To be fair, one could not expect the former Port Adelaide forward to shape-shift into David Speers. Still, Kelley’s exit from Vicinity was the elephant in room, completely avoided across 32 painful minutes.
Instead, Kelley was tee’d up with painful podcast fodder from Tredders, such as: “Is there anything other than sports you’re looking at? Because it sounds like you don’t mind a bit of hard work and you don’t mind getting out early and you love turning businesses around whether its sport or anything else.”
Nonetheless, “Kelley unplugged” does go over ground that a more self-conscious business figure would find hairy. Like when Kelley grapples with the recent poor performances of the 76ers, the owner notes “your fans need to see commitment, hunger” and “they need to see a culture that’s built around a team and a system that people respect and work towards”.
It’s the type of guff sports owners have to say out loud to convince themselves about the merits of running a losing team. The 76ers finished eighth out of 10 teams in the NBL this year.

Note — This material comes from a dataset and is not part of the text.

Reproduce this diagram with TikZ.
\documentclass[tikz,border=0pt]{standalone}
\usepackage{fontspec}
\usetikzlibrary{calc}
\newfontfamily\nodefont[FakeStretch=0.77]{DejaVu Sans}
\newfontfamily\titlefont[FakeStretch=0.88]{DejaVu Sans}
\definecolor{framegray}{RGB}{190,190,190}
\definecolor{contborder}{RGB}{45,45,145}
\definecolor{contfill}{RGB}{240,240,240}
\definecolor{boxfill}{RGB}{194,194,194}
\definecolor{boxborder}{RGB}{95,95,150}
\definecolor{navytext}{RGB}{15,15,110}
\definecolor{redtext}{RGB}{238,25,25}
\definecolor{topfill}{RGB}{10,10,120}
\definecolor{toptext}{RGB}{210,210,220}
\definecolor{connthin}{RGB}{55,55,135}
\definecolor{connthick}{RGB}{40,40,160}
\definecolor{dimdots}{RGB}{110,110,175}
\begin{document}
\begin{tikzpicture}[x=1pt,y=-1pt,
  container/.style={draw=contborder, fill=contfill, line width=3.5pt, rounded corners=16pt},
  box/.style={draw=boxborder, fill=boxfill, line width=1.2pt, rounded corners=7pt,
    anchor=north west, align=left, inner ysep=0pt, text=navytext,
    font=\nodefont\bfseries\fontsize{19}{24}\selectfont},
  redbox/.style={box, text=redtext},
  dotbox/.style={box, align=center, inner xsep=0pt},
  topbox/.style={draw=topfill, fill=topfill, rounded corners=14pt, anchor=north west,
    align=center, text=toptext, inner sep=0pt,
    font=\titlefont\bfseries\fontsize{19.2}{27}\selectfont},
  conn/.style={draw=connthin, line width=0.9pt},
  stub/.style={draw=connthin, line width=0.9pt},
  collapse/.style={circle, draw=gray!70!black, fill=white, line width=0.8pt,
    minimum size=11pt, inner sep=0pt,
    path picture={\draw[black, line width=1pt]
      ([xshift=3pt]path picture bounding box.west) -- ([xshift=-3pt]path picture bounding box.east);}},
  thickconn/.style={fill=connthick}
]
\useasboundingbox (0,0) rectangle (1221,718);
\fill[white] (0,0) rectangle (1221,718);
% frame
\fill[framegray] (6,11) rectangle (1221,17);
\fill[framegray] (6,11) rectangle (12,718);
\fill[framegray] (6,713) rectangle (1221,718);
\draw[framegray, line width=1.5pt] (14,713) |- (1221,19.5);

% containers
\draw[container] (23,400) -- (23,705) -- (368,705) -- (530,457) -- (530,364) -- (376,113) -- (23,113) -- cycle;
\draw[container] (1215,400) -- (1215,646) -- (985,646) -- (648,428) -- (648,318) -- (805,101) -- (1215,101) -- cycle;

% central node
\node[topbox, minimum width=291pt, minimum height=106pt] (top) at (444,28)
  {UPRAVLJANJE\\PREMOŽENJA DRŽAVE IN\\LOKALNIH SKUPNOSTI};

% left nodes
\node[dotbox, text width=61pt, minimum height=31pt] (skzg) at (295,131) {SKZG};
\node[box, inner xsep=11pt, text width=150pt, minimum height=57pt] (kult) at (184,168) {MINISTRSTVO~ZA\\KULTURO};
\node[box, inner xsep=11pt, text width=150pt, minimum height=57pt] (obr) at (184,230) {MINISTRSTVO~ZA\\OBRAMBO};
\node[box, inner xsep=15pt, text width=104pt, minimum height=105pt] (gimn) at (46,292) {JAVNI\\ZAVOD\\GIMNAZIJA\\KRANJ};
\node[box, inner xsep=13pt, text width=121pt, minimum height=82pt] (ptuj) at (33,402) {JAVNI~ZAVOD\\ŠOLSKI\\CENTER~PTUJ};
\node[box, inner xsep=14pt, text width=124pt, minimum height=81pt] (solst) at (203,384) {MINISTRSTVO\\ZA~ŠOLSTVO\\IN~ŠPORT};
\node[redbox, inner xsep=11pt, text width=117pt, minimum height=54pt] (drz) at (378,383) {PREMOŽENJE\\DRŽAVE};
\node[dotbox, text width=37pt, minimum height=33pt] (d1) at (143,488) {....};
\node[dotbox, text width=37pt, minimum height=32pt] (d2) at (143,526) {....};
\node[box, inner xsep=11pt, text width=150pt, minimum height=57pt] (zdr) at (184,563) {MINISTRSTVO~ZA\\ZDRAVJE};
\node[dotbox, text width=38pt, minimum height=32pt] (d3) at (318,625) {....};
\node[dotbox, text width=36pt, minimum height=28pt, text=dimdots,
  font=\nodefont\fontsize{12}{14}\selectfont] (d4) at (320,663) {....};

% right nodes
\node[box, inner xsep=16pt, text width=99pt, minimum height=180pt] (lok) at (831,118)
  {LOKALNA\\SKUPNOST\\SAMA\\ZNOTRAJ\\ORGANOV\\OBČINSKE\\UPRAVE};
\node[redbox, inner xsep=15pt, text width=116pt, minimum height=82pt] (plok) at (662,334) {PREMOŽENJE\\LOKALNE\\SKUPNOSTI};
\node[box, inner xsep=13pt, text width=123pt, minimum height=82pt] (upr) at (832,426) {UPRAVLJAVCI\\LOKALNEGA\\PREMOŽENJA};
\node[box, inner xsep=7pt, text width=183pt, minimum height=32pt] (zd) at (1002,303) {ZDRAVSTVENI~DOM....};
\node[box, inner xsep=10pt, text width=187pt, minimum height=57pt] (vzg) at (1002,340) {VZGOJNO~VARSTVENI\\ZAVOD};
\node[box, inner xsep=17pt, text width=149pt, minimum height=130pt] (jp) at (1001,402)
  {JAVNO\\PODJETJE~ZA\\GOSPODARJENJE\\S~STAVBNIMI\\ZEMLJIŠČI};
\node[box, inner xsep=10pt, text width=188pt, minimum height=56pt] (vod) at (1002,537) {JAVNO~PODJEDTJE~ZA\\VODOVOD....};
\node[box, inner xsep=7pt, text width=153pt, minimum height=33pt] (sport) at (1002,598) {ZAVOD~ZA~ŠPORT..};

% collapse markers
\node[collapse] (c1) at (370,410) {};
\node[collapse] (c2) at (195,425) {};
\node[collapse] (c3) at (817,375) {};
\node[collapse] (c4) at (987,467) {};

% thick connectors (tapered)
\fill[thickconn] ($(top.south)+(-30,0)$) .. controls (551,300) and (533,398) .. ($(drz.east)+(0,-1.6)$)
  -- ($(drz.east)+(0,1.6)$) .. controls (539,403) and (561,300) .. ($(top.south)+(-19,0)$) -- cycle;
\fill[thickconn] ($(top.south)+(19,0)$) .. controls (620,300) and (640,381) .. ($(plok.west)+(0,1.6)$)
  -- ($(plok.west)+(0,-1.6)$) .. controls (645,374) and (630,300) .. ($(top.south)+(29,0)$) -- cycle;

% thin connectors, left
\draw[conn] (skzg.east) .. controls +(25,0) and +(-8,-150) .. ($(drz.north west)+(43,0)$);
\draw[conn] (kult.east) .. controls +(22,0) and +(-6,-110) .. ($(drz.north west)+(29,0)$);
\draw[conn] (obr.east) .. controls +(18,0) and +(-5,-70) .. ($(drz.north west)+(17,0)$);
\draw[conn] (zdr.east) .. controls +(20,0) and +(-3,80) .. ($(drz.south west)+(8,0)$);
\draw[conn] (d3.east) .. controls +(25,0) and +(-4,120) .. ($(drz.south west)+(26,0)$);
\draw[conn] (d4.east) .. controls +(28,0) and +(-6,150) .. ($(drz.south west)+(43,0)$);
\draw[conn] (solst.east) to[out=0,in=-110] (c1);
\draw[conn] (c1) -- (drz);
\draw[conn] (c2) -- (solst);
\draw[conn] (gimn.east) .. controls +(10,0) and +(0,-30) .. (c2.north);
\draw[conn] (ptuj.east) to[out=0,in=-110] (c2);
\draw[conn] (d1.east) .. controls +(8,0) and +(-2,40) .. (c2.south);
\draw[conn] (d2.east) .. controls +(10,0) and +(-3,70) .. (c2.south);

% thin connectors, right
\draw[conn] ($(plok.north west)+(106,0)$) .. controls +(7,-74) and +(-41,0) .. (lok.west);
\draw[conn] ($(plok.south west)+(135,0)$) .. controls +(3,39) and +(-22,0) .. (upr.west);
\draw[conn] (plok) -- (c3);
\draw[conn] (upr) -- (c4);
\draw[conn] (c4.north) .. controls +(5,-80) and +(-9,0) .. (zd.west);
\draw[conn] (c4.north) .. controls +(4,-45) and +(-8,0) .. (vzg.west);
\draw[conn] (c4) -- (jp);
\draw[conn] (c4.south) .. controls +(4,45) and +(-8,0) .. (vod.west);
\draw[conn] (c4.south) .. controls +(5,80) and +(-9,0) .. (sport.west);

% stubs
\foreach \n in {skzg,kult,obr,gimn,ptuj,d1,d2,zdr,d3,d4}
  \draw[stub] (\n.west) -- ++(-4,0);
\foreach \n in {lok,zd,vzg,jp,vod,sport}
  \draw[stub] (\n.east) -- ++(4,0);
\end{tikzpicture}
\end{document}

One of the reports commissioned into Kelley’s tenure at Vicinity was dubbed the “360 review”, which Lenaghan would later report “found a high degree of workplace dysfunction in senior ranks stemming from Mr Kelley’s behaviour”.
Later, Kelley was asked about women’s sport. “It’s certainly something that I think also ethically is really important for society,” comes the riff. “To see men and women basically achieve in tandem, their ambitions, their dreams, And to have equal opportunity.”

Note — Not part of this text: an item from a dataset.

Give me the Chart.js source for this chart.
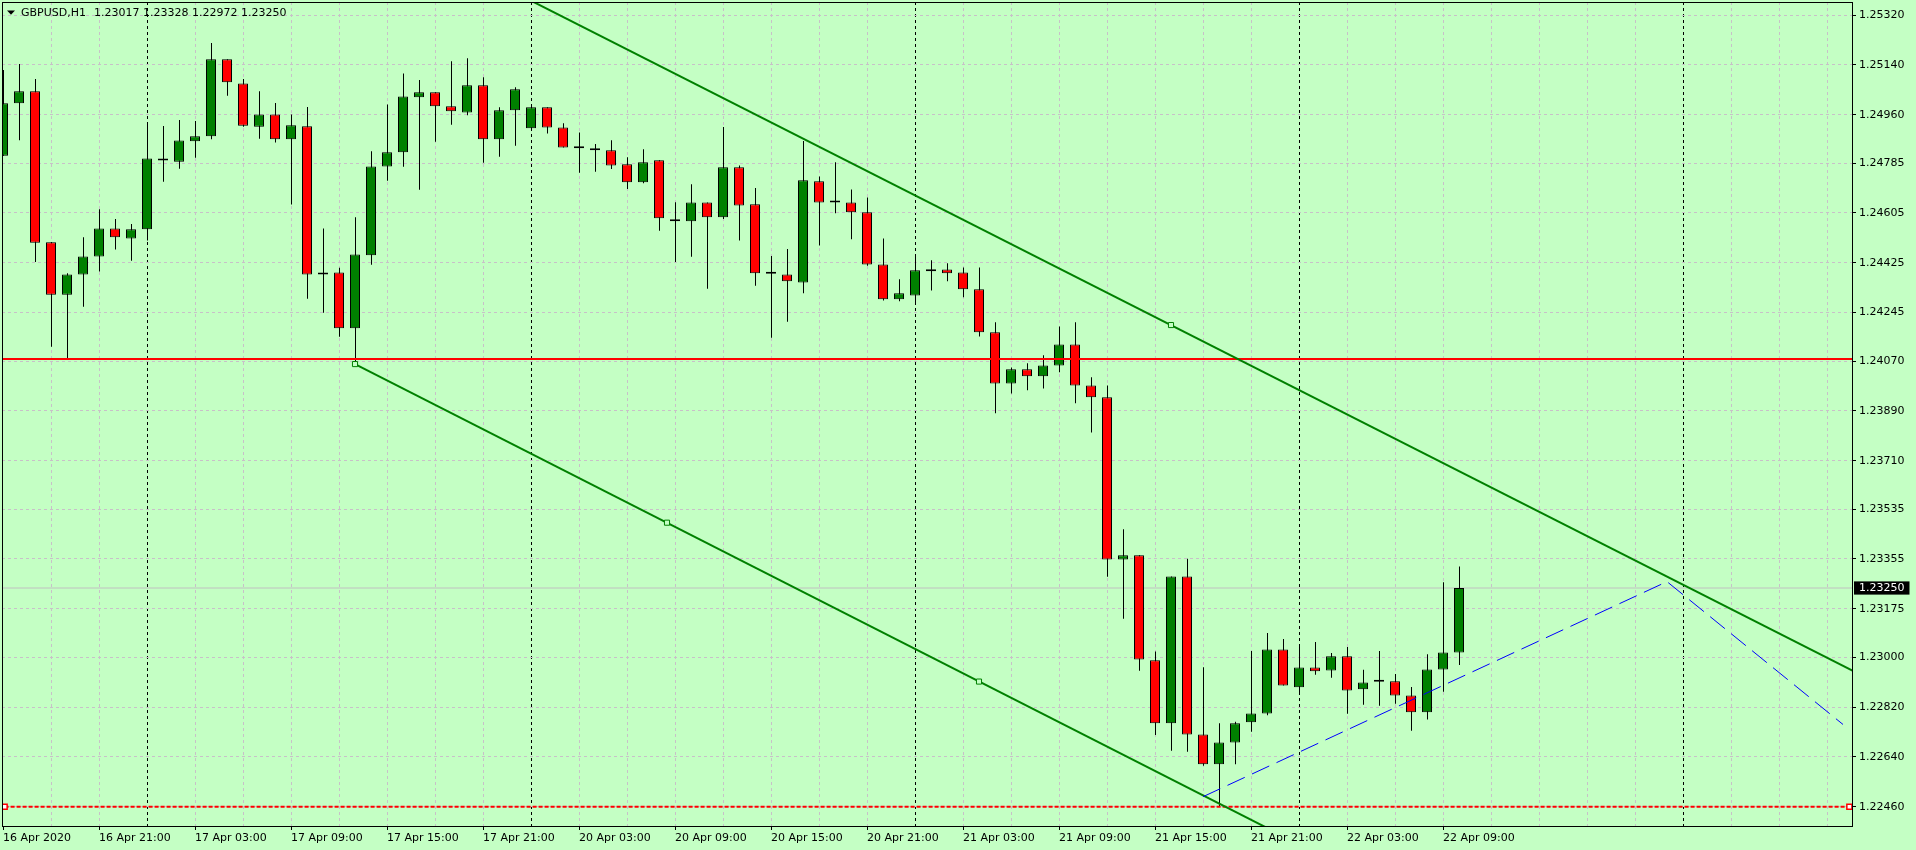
<!DOCTYPE html>
<html>
<head>
<meta charset="utf-8">
<script src="https://cdn.jsdelivr.net/npm/chart.js@4.4.1/dist/chart.umd.min.js"></script>
<style>
html,body{margin:0;padding:0;background:#c4ffc4;overflow:hidden;}
#wrap{width:1916px;height:850px;position:relative;}
canvas{display:block;}
</style>
</head>
<body>
<div id="wrap"><canvas id="c" width="1916" height="850"></canvas></div>
<script>
// ---------------- data ----------------
const symbolTitle = 'GBPUSD,H1';
// bar index 0 = 16 Apr 15:00 (H1 bars, weekend skipped)
const xTickLabels = ['16 Apr 2020','16 Apr 21:00','17 Apr 03:00','17 Apr 09:00','17 Apr 15:00','17 Apr 21:00',
  '20 Apr 03:00','20 Apr 09:00','20 Apr 15:00','20 Apr 21:00','21 Apr 03:00','21 Apr 09:00','21 Apr 15:00',
  '21 Apr 21:00','22 Apr 03:00','22 Apr 09:00'];
const daySeparators = [9, 33, 57, 81, 105];
const yTickLabels = ['1.25320','1.25140','1.24960','1.24785','1.24605','1.24425','1.24245','1.24070','1.23890',
  '1.23710','1.23535','1.23355','1.23175','1.23000','1.22820','1.22640','1.22460'];

const opens  = [1.24812,1.25001,1.25045,1.24499,1.24309,1.24383,1.24448,1.24549,1.24513,1.24546,
  1.24794,1.24790,1.24864,1.24882,1.25160,1.25073,1.24916,1.24961,1.24871,1.24918,
  1.24383,1.24390,1.24188,1.24452,1.24773,1.24824,1.25023,1.25041,1.24990,1.24968,
  1.25066,1.24871,1.24976,1.24911,1.24987,1.24914,1.24839,1.24838,1.24831,1.24781,
  1.24716,1.24795,1.24582,1.24575,1.24643,1.24589,1.24770,1.24636,1.24385,1.24383,
  1.24354,1.24719,1.24643,1.24643,1.24607,1.24419,1.24293,1.24307,1.24394,1.24401,
  1.24390,1.24329,1.24174,1.23989,1.24040,1.24015,1.24054,1.24130,1.23982,1.23939,
  1.23353,1.23368,1.22989,1.22761,1.23292,1.22721,1.22613,1.22692,1.22765,1.22797,
  1.23028,1.22891,1.22963,1.22952,1.23003,1.22884,1.22911,1.22913,1.22862,1.22801,
  1.22956,1.23017];
const highs  = [1.25121,1.25143,1.25089,1.24500,1.24387,1.24517,1.24618,1.24583,1.24565,1.24932,
  1.24919,1.24941,1.24937,1.25219,1.25160,1.25089,1.25045,1.25002,1.24961,1.24988,
  1.24549,1.24407,1.24589,1.24828,1.24997,1.25109,1.25085,1.25041,1.25153,1.25164,
  1.25095,1.24987,1.25059,1.24990,1.24987,1.24929,1.24896,1.24854,1.24868,1.24806,
  1.24835,1.24795,1.24644,1.24709,1.24643,1.24915,1.24776,1.24695,1.24449,1.24475,
  1.24865,1.24737,1.24788,1.24690,1.24661,1.24513,1.24365,1.24455,1.24434,1.24423,
  1.24408,1.24408,1.24210,1.24047,1.24062,1.24091,1.24195,1.24210,1.24011,1.23982,
  1.23462,1.23368,1.23021,1.23292,1.23356,1.22964,1.22761,1.22767,1.23022,1.23087,
  1.23066,1.23046,1.23055,1.23015,1.23037,1.22955,1.23022,1.22939,1.22892,1.23011,
  1.23271,1.23328];
const lows   = [1.24812,1.24868,1.24428,1.24122,1.24074,1.24266,1.24393,1.24473,1.24432,1.24505,
  1.24718,1.24765,1.24804,1.24871,1.25028,1.24916,1.24873,1.24859,1.24635,1.24295,
  1.24244,1.24158,1.24070,1.24418,1.24721,1.24772,1.24689,1.24862,1.24924,1.24958,
  1.24786,1.24808,1.24848,1.24905,1.24892,1.24841,1.24750,1.24754,1.24764,1.24691,
  1.24712,1.24541,1.24428,1.24447,1.24331,1.24583,1.24505,1.24342,1.24154,1.24212,
  1.24315,1.24487,1.24604,1.24510,1.24414,1.24289,1.24286,1.24275,1.24325,1.24358,
  1.24300,1.24159,1.23881,1.23953,1.23964,1.23971,1.24029,1.23917,1.23812,1.23291,
  1.23139,1.22951,1.22719,1.22662,1.22658,1.22608,1.22460,1.22613,1.22731,1.22790,
  1.22898,1.22864,1.22937,1.22926,1.22796,1.22828,1.22825,1.22832,1.22734,1.22775,
  1.22875,1.22972];
const closes = [1.25001,1.25045,1.24497,1.24309,1.24383,1.24448,1.24549,1.24517,1.24546,1.24802,
  1.24794,1.24867,1.24882,1.25160,1.25077,1.24920,1.24961,1.24871,1.24922,1.24383,
  1.24390,1.24188,1.24455,1.24773,1.24824,1.25026,1.25041,1.24990,1.24972,1.25066,
  1.24871,1.24976,1.25052,1.24987,1.24914,1.24841,1.24839,1.24831,1.24776,1.24716,
  1.24788,1.24586,1.24575,1.24643,1.24589,1.24770,1.24632,1.24387,1.24385,1.24358,
  1.24723,1.24643,1.24643,1.24607,1.24419,1.24293,1.24315,1.24398,1.24401,1.24387,
  1.24329,1.24174,1.23989,1.24040,1.24015,1.24054,1.24130,1.23982,1.23939,1.23353,
  1.23368,1.22992,1.22761,1.23292,1.22721,1.22613,1.22692,1.22761,1.22797,1.23028,
  1.22898,1.22963,1.22949,1.23003,1.22880,1.22909,1.22911,1.22862,1.22801,1.22956,
  1.23017,1.23250];

// drawn objects (bar index, price)
const resistanceLevel = 1.24077;
const lowLevelAnchors = [{x:0.1, y:1.22460},{x:115.4, y:1.22460}];
const channelUpper = [{x:22, y:1.25694},{x:116, y:1.22940}];
const channelLower = [{x:22, y:1.24059},{x:90, y:1.22060}];
const channelAnchors = [{x:22, y:1.24059},{x:41.5, y:1.23486},{x:61, y:1.22912},{x:73, y:1.24200}];
const projection = [{x:75, y:1.22496},{x:104, y:1.23273},{x:115, y:1.22757}];

// ---------------- view ----------------
const BG = '#c4ffc4', GRID = '#c8c0c8', BULL = '#008000', BEAR = '#ff0000';
const X_MIN = -0.0625, X_MAX = 115.5625;
const Y_MIN = 1.223902, Y_MAX = 1.253670;
const FONT = {family: 'DejaVu Sans', size: 11};
const last = closes.length - 1;
const bid = closes[last];
const idx = opens.map((_, i) => i);
const gridBars = [];
for (let b = 0; b <= 114; b += 3) gridBars.push(b);
const isLabelBar = v => v % 6 === 0 && v / 6 < xTickLabels.length;
const yTickValues = yTickLabels.map(parseFloat);
const noPad = s => { s.paddingLeft = 0; s.paddingRight = 0; s.paddingTop = 0; s.paddingBottom = 0; };

const overlay = {
  id: 'overlay',
  beforeDraw(chart) {
    const ctx = chart.ctx;
    ctx.save();
    ctx.fillStyle = BG;
    ctx.fillRect(0, 0, chart.width, chart.height);
    ctx.restore();
  },
  afterDraw(chart) {
    const ctx = chart.ctx, a = chart.chartArea;
    ctx.save();
    ctx.strokeStyle = '#000';
    ctx.lineWidth = 1;
    ctx.strokeRect(a.left + 0.5, a.top + 0.5, a.right - a.left, a.bottom - a.top);
    ctx.fillStyle = '#000';
    ctx.beginPath();
    ctx.moveTo(7, 10.5); ctx.lineTo(15, 10.5); ctx.lineTo(11, 14.8); ctx.closePath();
    ctx.fill();
    ctx.font = '11px "DejaVu Sans"';
    ctx.textBaseline = 'middle';
    ctx.textAlign = 'left';
    ctx.fillText(symbolTitle, 21, 13);
    const ohlc = [opens[last], highs[last], lows[last], closes[last]].map(v => v.toFixed(5)).join(' ');
    ctx.fillText(ohlc, 94, 13);
    ctx.restore();
  }
};

const lineDs = (data, color, width, order, dash) => ({
  type: 'line', data, xAxisID: 'x', yAxisID: 'y', borderColor: color, borderWidth: width,
  borderDash: dash || [], pointRadius: 0, tension: 0, fill: false, clip: 0, order
});

new Chart(document.getElementById('c'), {
  type: 'bar',
  data: {
    datasets: [
      lineDs([{x: -1, y: bid}, {x: 117, y: bid}], '#c0c0c0', 1, 10),
      {
        type: 'bar', xAxisID: 'xw', yAxisID: 'y',
        data: idx.map(i => ({x: i, y: [lows[i], highs[i]]})),
        backgroundColor: '#000', borderWidth: 0, barThickness: 1, grouped: false,
        inflateAmount: 0, order: 8
      },
      {
        type: 'bar', xAxisID: 'x', yAxisID: 'y',
        data: idx.map(i => ({x: i, y: [opens[i], closes[i]]})),
        backgroundColor: idx.map(i => closes[i] >= opens[i] ? BULL : BEAR),
        borderColor: '#000', borderWidth: 1, borderSkipped: false, barThickness: 10,
        minBarLength: 2, grouped: false, inflateAmount: 0, order: 7
      },
      lineDs([{x: -1, y: resistanceLevel}, {x: 117, y: resistanceLevel}], '#ff0000', 2, 4),
      lineDs(lowLevelAnchors, '#ff0000', 2, 4, [4, 2]),
      lineDs(channelUpper, '#008000', 2, 3),
      lineDs(channelLower, '#008000', 2, 3),
      lineDs(projection, '#0000ff', 1, 2, [19, 8]),
      {
        type: 'line', data: channelAnchors, xAxisID: 'x', yAxisID: 'y', showLine: false,
        pointStyle: 'rect', pointRadius: 3.6, pointBorderColor: '#008000', pointBackgroundColor: BG,
        pointBorderWidth: 1, clip: 0, order: 1
      },
      {
        type: 'line', data: lowLevelAnchors, xAxisID: 'x', yAxisID: 'y', showLine: false,
        pointStyle: 'rect', pointRadius: 3.6, pointBorderColor: '#ff0000', pointBackgroundColor: '#ffffff',
        pointBorderWidth: 1.5, clip: 0, order: 1
      }
    ]
  },
  options: {
    responsive: false,
    animation: false,
    events: [],
    layout: {autoPadding: false, padding: {left: 2, top: 2, right: 0, bottom: 0}},
    plugins: {legend: {display: false}, tooltip: {enabled: false}, title: {display: false}},
    scales: {
      x: {
        type: 'linear', position: 'bottom', min: X_MIN, max: X_MAX, offset: false,
        afterBuildTicks: s => { s.ticks = gridBars.map(v => ({value: v})); },
        afterFit: s => { s.height = 24; noPad(s); },
        ticks: {
          autoSkip: false, maxRotation: 0, minRotation: 0, align: 'start', padding: 2,
          color: '#000', font: FONT,
          callback: v => isLabelBar(v) ? xTickLabels[v / 6] : ''
        },
        grid: {
          offset: false, lineWidth: 1, tickLength: 4, drawTicks: true,
          color: c => (c.tick && c.tick.value === 0) ? 'rgba(0,0,0,0)' :
            (c.tick && daySeparators.includes(c.tick.value) ? '#000' : GRID),
          tickColor: c => (c.tick && isLabelBar(c.tick.value)) ? '#000' : 'rgba(0,0,0,0)'
        },
        border: {display: false, dash: [3, 3]}
      },
      xw: {
        type: 'linear', position: 'bottom', display: false, offset: false,
        min: X_MIN - 1 / 32, max: X_MAX - 1 / 32,
        afterFit: s => { noPad(s); }
      },
      y: {
        type: 'linear', position: 'right', min: Y_MIN, max: Y_MAX,
        afterBuildTicks: s => {
          s.ticks = yTickValues.concat([bid]).sort((a, b) => a - b).map(v => ({value: v}));
        },
        afterFit: s => { s.width = 64; noPad(s); },
        ticks: {
          autoSkip: false, padding: 3, font: FONT, crossAlign: 'near',
          color: c => (c.tick && c.tick.value === bid) ? '#ffffff' : '#000',
          showLabelBackdrop: c => !!(c.tick && c.tick.value === bid),
          backdropColor: '#000',
          backdropPadding: {left: 5, right: 5, top: 0, bottom: 0},
          callback: v => v === bid ? bid.toFixed(5) : yTickLabels[yTickValues.indexOf(v)]
        },
        grid: {
          lineWidth: 1, tickLength: 4,
          color: c => (c.tick && c.tick.value === bid) ? 'rgba(0,0,0,0)' : GRID,
          tickColor: c => (c.tick && c.tick.value === bid) ? 'rgba(0,0,0,0)' : '#000'
        },
        border: {display: false, dash: [3, 3]}
      }
    }
  },
  plugins: [overlay]
});
</script>
</body>
</html>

Cosplaying as the MLK of women’s sport would surely be news to Maria Festa, Vicinity’s former chief of corporate affairs.
“We are similar,” Kelley was found to have told Festa, “We are both attractive people. And we have had to deal with that our whole lives”.
Or when Kelley, according to the investigation, remarked to her in July last year, “I was at a lunch with [a leading corporate figure]. You and her have similar issues. You are both attractive women and have had to deal with that throughout your careers.”
It’s the low-grade, pervasive dialogue that senior blokes once called banter. The perfect tonic to a good podcast.